And now the most absorbing two minutes in television, the latest from the political grapevine:
Hasn't Made Up His Mind
While Democrats are busy raising questions of President Bush's military service, John Kerry -- who has made his Vietnam service a centerpiece of his campaign -- says he hasn't made up his mind whether to do the same.
But in 1992, Kerry went to the Senate floor to defend Bill Clinton -- who was being accused of dodging the Vietnam draft. Kerry called Clinton's critics -- "latter-day Spiro Agnews ... [who were playing] to the worst instincts of divisiveness and reaction," adding -- "the race for the White House should be about leadership and leadership requires that one help heal the wounds of Vietnam, not reopen them."
At least three polls, including a new one from Gallup, show that more Americans would vote for Kerry than for President Bush in a head-to-head challenge held today. But the news is not all bad for Mr. Bush.
In the Gallup poll, more Americans say President Bush is a strong and decisive leader, more Americans say President Bush stands up for what he believes in, and more Americans say he's patriotic.
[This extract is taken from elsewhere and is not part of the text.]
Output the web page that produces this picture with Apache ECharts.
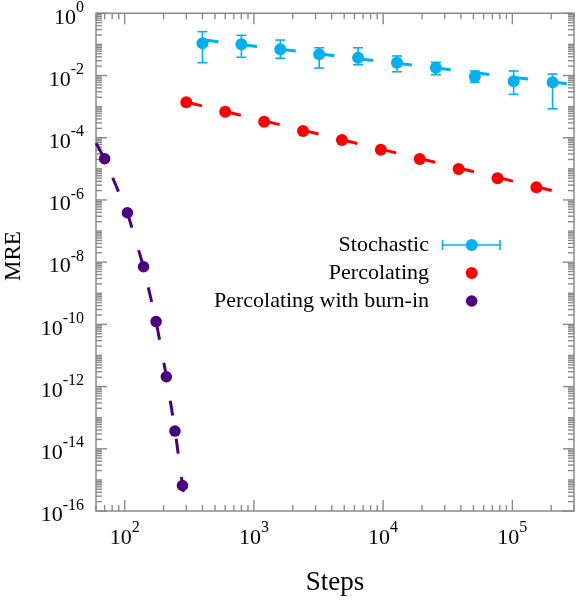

But more Americans believe Kerry can make jobs available to all Americans, and more Americans believe he puts the nation's interests first.
On Another Ticket in Oklahoma
Remember on Monday we told you that Wesley Clark was pulled over by police for speeding on an Oklahoma highway? Well, Wesley Clark Jr. is apparently annoyed by the coverage it got, and much more.
The 34-year-old screenwriter from Los Angeles condemns this year's political coverage as -- "all horserace and no issues," adding -- "What did we get on the news for this weekend? A speeding ticket in Oklahoma. ... It's a hell of a way to pick a president."
And after campaigning with his father, Clark Jr. now calls politics a dirty business, insisting -- "We sacrificed a hell of a lot for this country over 34 years. ... We lived in a damn trailer when I was a freshman in high school."
More details on where all of Howard Dean's money went. The strapped campaign stopped paying its employees for a week due to financial troubles.
It turns out it had previously spent money on what it referred to as -- "paraphernalia" last year, including $7,000 on chocolates from Vermont, more than $2,700 for unspecified items at Kentucky's Louisville Slugger Museum, and $691 on Vermont cheese.